“C’est la vie”? French recession and unemployment to linger in Eurozone

"C'est la vie", the body language of Mr Moscovici says in this photo. Press point after the hearing of Pierre Moscovici, Commissioner for Economic and Financial Affairs, Taxation and Customs (EP Audiovisual Services, 02/10/2014)

“C’est la vie”, the body language of Mr Moscovici says in this photo. Hopefully he plans a better “vie” for the Eurozone and the Europeans. Press point after the hearing of Pierre Moscovici, Commissioner for Economic and Financial Affairs, Taxation and Customs (EP Audiovisual Services, 02/10/2014)

It was last Wednesday when the financial information services company Markit published the Markit Eurozone Composite Purchasing Managers Index (PMI) for the month of November. This indicator revealed a weak growth outlook for the 18-country Eurozone while the disappointment of investors was apparent.

November’s Eurozone economic growth

The downslope of Eurozone’s growth continued in November according to PMI’s estimates. The figures of this index showed that this is due to fact that almost no new job and business opportunities were created.

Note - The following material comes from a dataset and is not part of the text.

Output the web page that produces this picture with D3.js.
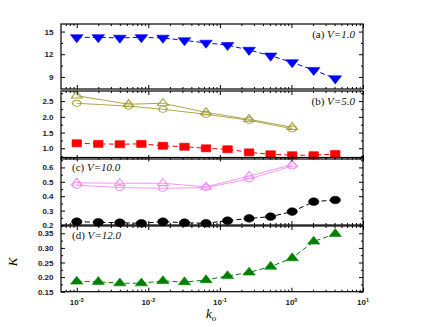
<!DOCTYPE html>
<html>
<head>
<meta charset="utf-8">
<script src="https://cdn.jsdelivr.net/npm/d3@7"></script>
<style>
  body { margin: 0; background: #fff; }
  svg { display: block; }
</style>
</head>
<body>
<div id="chart"></div>
<script>
// k_o values (x) for the filled series and for the open series
var kFull = [0.001, 0.002, 0.004, 0.008, 0.016, 0.032, 0.064, 0.128, 0.256, 0.512, 1.024, 2.048, 4.096];
var kOpenB = [0.001, 0.0053, 0.016, 0.064, 0.256, 1.024];
var kOpenC = [0.001, 0.004, 0.016, 0.064, 0.256, 1.024];

// (a) V=1.0
var kA_V1 = [14.23, 14.23, 14.16, 14.23, 14.16, 13.83, 13.5, 13.2, 12.56, 11.8, 10.92, 9.9, 8.79];
// (b) V=5.0
var kB_sq = [1.16, 1.14, 1.13, 1.14, 1.08, 1.05, 1.0, 0.97, 0.87, 0.81, 0.78, 0.78, 0.82];
var kB_tri = [2.67, 2.40, 2.43, 2.14, 1.92, 1.67];
var kB_circ = [2.43, 2.34, 2.24, 2.08, 1.89, 1.62];
// (c) V=10.0
var kC_dot = [0.223, 0.219, 0.216, 0.212, 0.223, 0.216, 0.212, 0.23, 0.246, 0.258, 0.293, 0.362, 0.374];
var kC_tri = [0.493, 0.49, 0.49, 0.465, 0.54, 0.62];
var kC_circ = [0.477, 0.46, 0.455, 0.46, 0.52, 0.61];
// (d) V=12.0
var kD_tri = [0.185, 0.184, 0.179, 0.179, 0.187, 0.183, 0.19, 0.204, 0.216, 0.236, 0.265, 0.322, 0.348];

var xTicks = [1e-3, 1e-2, 1e-1, 1, 10];
var xTickExp = ["-3", "-2", "-1", "0", "1"];

var width = 436, height = 327;
var svg = d3.select("#chart").append("svg")
    .attr("width", width).attr("height", height);

var x = d3.scaleLog().domain([Math.pow(10, -3.22), 10]).range([61, 363]);

var xMinor = [];
for (var e = -4; e <= 0; e++) {
    for (var m = 2; m <= 9; m++) {
        var v = m * Math.pow(10, e);
        if (v >= x.domain()[0] && v <= 10) xMinor.push(v);
    }
}

var OLIVE = "#a39f35", PINK = "#f38cf3";

var panels = [
    {top: 24, bottom: 89, domain: [7.4, 16], ticks: [9, 12, 15], minor: [10.5, 13.5], fmt: d3.format("d"),
     label: ["(a) ", "V=1.0"], labelSide: "right",
     series: [{k: kFull, v: kA_V1, shape: "tridown", color: "#0000ff", fill: true, dash: "5,3"}]},
    {top: 91, bottom: 159, domain: [0.66, 2.82], ticks: [1.0, 1.5, 2.0, 2.5], minor: [0.75, 1.25, 1.75, 2.25, 2.75], fmt: d3.format(".1f"),
     label: ["(b) ", "V=5.0"], labelSide: "right",
     series: [
        {k: kOpenB, v: kB_tri, shape: "tri", color: OLIVE, fill: false, dash: null},
        {k: kOpenB, v: kB_circ, shape: "circle", color: OLIVE, fill: false, dash: null},
        {k: kFull, v: kB_sq, shape: "square", color: "#ff0000", fill: true, dash: "5,3"}]},
    {top: 157.5, bottom: 225, domain: [0.2, 0.669], ticks: [0.2, 0.3, 0.4, 0.5, 0.6], minor: [0.25, 0.35, 0.45, 0.55, 0.65], fmt: d3.format(".1f"),
     label: ["(c) ", "V=10.0"], labelSide: "left",
     series: [
        {k: kOpenC, v: kC_tri, shape: "tri", color: PINK, fill: false, dash: null},
        {k: kOpenC, v: kC_circ, shape: "circle", color: PINK, fill: false, dash: null},
        {k: kFull, v: kC_dot, shape: "circle", color: "#000000", fill: true, dash: "5,3"}]},
    {top: 226, bottom: 291.7, domain: [0.15, 0.375], ticks: [0.15, 0.20, 0.25, 0.30, 0.35], minor: [0.175, 0.225, 0.275, 0.325, 0.375], fmt: d3.format(".2f"),
     label: ["(d) ", "V=12.0"], labelSide: "left",
     series: [{k: kFull, v: kD_tri, shape: "tri", color: "#008000", fill: true, dash: "5,3"}]}
];

var symbolFor = {
    tri: d3.symbol().type(d3.symbolTriangle),
    tridown: d3.symbol().type(d3.symbolTriangle),
    square: d3.symbol().type(d3.symbolSquare),
    circle: d3.symbol().type(d3.symbolCircle)
};

function styleAxis(g) {
    g.select(".domain").remove();
    g.selectAll(".tick line").attr("stroke", "#000").attr("stroke-width", 1);
    g.selectAll(".tick text")
        .style("font-family", "'Liberation Sans', Arial, sans-serif")
        .style("font-weight", "bold")
        .style("font-size", "8px")
        .attr("fill", "#222");
}

panels.forEach(function(p, idx) {
    var y = d3.scaleLinear().domain(p.domain).range([p.bottom, p.top]);
    var g = svg.append("g");

    // ---- series
    p.series.forEach(function(s) {
        var pts = s.k.map(function(k, i) { return [k, s.v[i]]; });
        var line = d3.line().x(function(d) { return x(d[0]); }).y(function(d) { return y(d[1]); });
        g.append("path")
            .attr("d", line(pts))
            .attr("fill", "none")
            .attr("stroke", s.color)
            .attr("stroke-width", s.fill ? 1 : 0.9)
            .attr("stroke-dasharray", s.dash);

        var size = s.fill ? {tri: 36, tridown: 38, square: 50, circle: 46}[s.shape]
                          : {tri: 28, circle: 30}[s.shape];
        g.selectAll(null)
            .data(pts)
            .enter()
            .append("path")
            .attr("d", symbolFor[s.shape].size(size)())
            .attr("transform", function(d) {
                var t = "translate(" + x(d[0]) + "," + y(d[1]) + ") scale(1.35,1)";
                if (s.shape == "tridown") t += " rotate(180)";
                return t;
            })
            .attr("fill", s.fill ? s.color : "#fff")
            .attr("fill-opacity", s.fill ? 1 : 0)
            .attr("stroke", s.color)
            .attr("stroke-width", s.fill ? 0.5 : 0.9);
    });

    // ---- y axes (left labelled, right mirrored), ticks inward
    g.append("g").attr("transform", "translate(" + x.range()[0] + ",0)")
        .call(d3.axisLeft(y).tickValues(p.ticks).tickSize(-4).tickPadding(7.5).tickFormat(p.fmt))
        .call(styleAxis);
    g.append("g").attr("transform", "translate(" + x.range()[0] + ",0)")
        .call(d3.axisLeft(y).tickValues(p.minor.filter(function(v) { return v <= p.domain[1]; })).tickSize(-2).tickFormat(""))
        .call(styleAxis);
    g.append("g").attr("transform", "translate(" + x.range()[1] + ",0)")
        .call(d3.axisRight(y).tickValues(p.ticks).tickSize(-4).tickFormat(""))
        .call(styleAxis);
    g.append("g").attr("transform", "translate(" + x.range()[1] + ",0)")
        .call(d3.axisRight(y).tickValues(p.minor.filter(function(v) { return v <= p.domain[1]; })).tickSize(-2).tickFormat(""))
        .call(styleAxis);

    // ---- x ticks top and bottom, inward
    [["top", p.top, d3.axisTop], ["bottom", p.bottom, d3.axisBottom]].forEach(function(a) {
        g.append("g").attr("transform", "translate(0," + a[1] + ")")
            .call(a[2](x).tickValues(xTicks).tickSize(-4).tickFormat(""))
            .call(styleAxis);
        g.append("g").attr("transform", "translate(0," + a[1] + ")")
            .call(a[2](x).tickValues(xMinor).tickSize(-2).tickFormat(""))
            .call(styleAxis);
    });

    // ---- frame
    g.append("rect")
        .attr("x", x.range()[0]).attr("y", p.top)
        .attr("width", x.range()[1] - x.range()[0]).attr("height", p.bottom - p.top)
        .attr("fill", "none").attr("stroke", "#000").attr("stroke-width", 1.2);

    // ---- panel label
    var lbl = g.append("text")
        .attr("x", p.labelSide == "right" ? 355 : 72)
        .attr("y", p.labelSide == "right" ? p.top + 14 : p.top + 13)
        .attr("text-anchor", p.labelSide == "right" ? "end" : "start")
        .style("font-family", "'Liberation Serif', 'Times New Roman', serif")
        .style("font-size", "11px")
        .attr("fill", "#111");
    lbl.append("tspan").text(p.label[0]);
    lbl.append("tspan").style("font-style", "italic").text(p.label[1]);
});

// ---- x tick labels under the last panel
var xl = svg.append("g");
xTicks.forEach(function(t, i) {
    var txt = xl.append("text")
        .attr("x", x(t))
        .attr("y", 305)
        .attr("text-anchor", "middle")
        .style("font-family", "'Liberation Sans', Arial, sans-serif")
        .style("font-weight", "bold")
        .style("font-size", "8px")
        .attr("fill", "#222");
    txt.append("tspan").text("10");
    txt.append("tspan").attr("dy", -3).style("font-size", "5.5px").text(xTickExp[i]);
});

// ---- axis titles
var xt = svg.append("text")
    .attr("x", 206).attr("y", 318)
    .style("font-family", "'Liberation Serif', 'Times New Roman', serif")
    .style("font-style", "italic")
    .style("font-size", "13px");
xt.append("tspan").text("k");
xt.append("tspan").attr("dy", 3).style("font-size", "9px").text("o");

svg.append("text")
    .attr("transform", "translate(17,262) rotate(-90)")
    .attr("text-anchor", "middle")
    .style("font-family", "'Liberation Serif', 'Times New Roman', serif")
    .style("font-style", "italic")
    .style("font-size", "13px")
    .text("K");
</script>
</body>
</html>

More specifically, the PMI Composite output index was at 51.1 in November, 1 and 0.3 below October’s and flash’s estimates, respectively. Even though it implies expansion for the Eurozone economy, the fact that it has dropped and it is close to 50.0 (borderline that distinguishes contraction from expansion) indicates serious concerns.

Concerns that were highlighted also by Chris Williamson, Chief executive at Markit who stated that: “The final Eurozone PMI came in even weaker than the earlier flash estimate, signaling the weakest pace of expansion since July of last year. The survey data suggest the region is on course to see a mere 0.1% GDP growth in the final quarter of the year, with a strong likelihood of the near-stagnation turning to renewed contraction in the New Year unless demand shows signs of reviving.”

National’s PMI

Among the Eurozone countries, France was the one that had a greatly negative impact on growth. France’s output growth was calculated at 47.9; thus showing a recession for the economy. Furthermore, the business activity of the second biggest economy in Europe dropped both in the manufacturing and services sectors.

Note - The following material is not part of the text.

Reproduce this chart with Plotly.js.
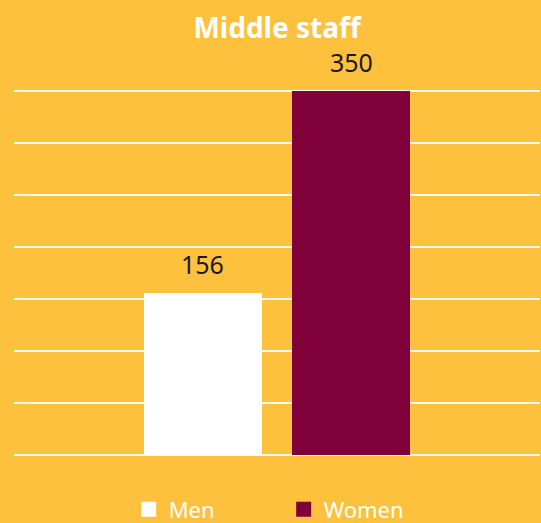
<!DOCTYPE html>
<html>
<head>
<meta charset="utf-8">
<script src="https://cdn.plot.ly/plotly-3.0.1.min.js"></script>
<style>html,body{margin:0;padding:0;background:#FDC13D;}</style>
</head>
<body>
<div id="chart" style="width:541px;height:523px;"></div>
<script>
const chartTitle = "Middle staff";
const seriesNames = ["Men", "Women"];
const seriesValues = [156, 350];
const seriesColors = ["#FFFFFF", "#80003A"];

const barTraces = seriesNames.map((name, i) => ({
  type: "bar",
  name: name,
  x: [name],
  y: [seriesValues[i]],
  width: 0.795,
  marker: { color: seriesColors[i] },
  showlegend: false,
  hoverinfo: "none"
}));

const legendTraces = seriesNames.map((name, i) => ({
  type: "scatter",
  mode: "markers",
  name: name,
  x: [null],
  y: [null],
  marker: { symbol: "square", size: 15, color: seriesColors[i] },
  showlegend: true,
  hoverinfo: "none"
}));

const annotations = seriesNames.map((name, i) => ({
  x: name,
  y: seriesValues[i],
  xref: "x",
  yref: "y",
  text: String(seriesValues[i]),
  showarrow: false,
  yanchor: "bottom",
  yshift: 10,
  font: { family: "Noto Sans, Open Sans, sans-serif", size: 25, color: "#1a1a1a" }
}));

const layout = {
  width: 541,
  height: 523,
  paper_bgcolor: "#FDC13D",
  plot_bgcolor: "#FDC13D",
  margin: { l: 14, r: 1, t: 86, b: 68 },
  title: {
    text: "<b>" + chartTitle + "</b>",
    x: 0.5, xref: "paper", xanchor: "center",
    y: 0.946, yref: "container", yanchor: "middle",
    font: { family: "Noto Sans, Open Sans, sans-serif", size: 28, color: "#FFFFFF" }
  },
  xaxis: {
    type: "category",
    range: [-1.273, 2.27],
    showticklabels: false,
    showgrid: false,
    zeroline: false,
    showline: false,
    ticks: "",
    fixedrange: true
  },
  yaxis: {
    range: [0, 355],
    tickvals: [0, 50, 100, 150, 200, 250, 300, 350],
    showticklabels: false,
    showgrid: true,
    gridcolor: "rgba(255,255,255,0.92)",
    gridwidth: 1.6,
    zeroline: true,
    zerolinecolor: "rgba(255,255,255,0.92)",
    zerolinewidth: 1.6,
    showline: false,
    ticks: "",
    fixedrange: true
  },
  showlegend: true,
  legend: {
    orientation: "h",
    x: 0.218, xanchor: "left", xref: "paper",
    y: 0.026, yanchor: "middle", yref: "container",
    font: { family: "Noto Sans, Open Sans, sans-serif", size: 22, color: "#FFFFFF" },
    bgcolor: "rgba(0,0,0,0)",
    entrywidth: 110,
    entrywidthmode: "pixels",
    itemclick: false,
    itemdoubleclick: false
  },
  annotations: annotations,
  bargap: 0
};

Plotly.newPlot("chart", barTraces.concat(legendTraces), layout, { displayModeBar: false, staticPlot: true });
</script>
</body>
</html>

On the other hand, Ireland was ranked at 59.9 providing a boost to the overall index estimate. Germany and Spain added to the current Eurozone situation but not to national level since their rates of increase were at 17-month and 9-month lows, respectively. Last but not least, November was a lot better in terms of output growth for Italy compared to October.

Job opportunities at stake

The problem of unemployment is still plaguing Europe and is addressing every age with no discrimination. The PMI surveys revealed that there were not new opportunities in the job market with a slight increase at both the manufacturing and services sectors.

This is daunting if we put ourselves in the shoes of unemployed people. This issue must be fought at all costs if we want to see some potential growth anytime soon. There should be immediate measures implemented in countries such as France and Italy which had a further overall employment decrease according to Markit survey.

Eurozone’s future

What is going to be the next day for Europe? It has been repeatedly stated that the Old Continent is in danger of a probable recession since its leaders cannot seem to stimulate growth. Let’s hope that the European Central Bank (ECB) and every national government separately will find a way to prevent things from getting worse and worse.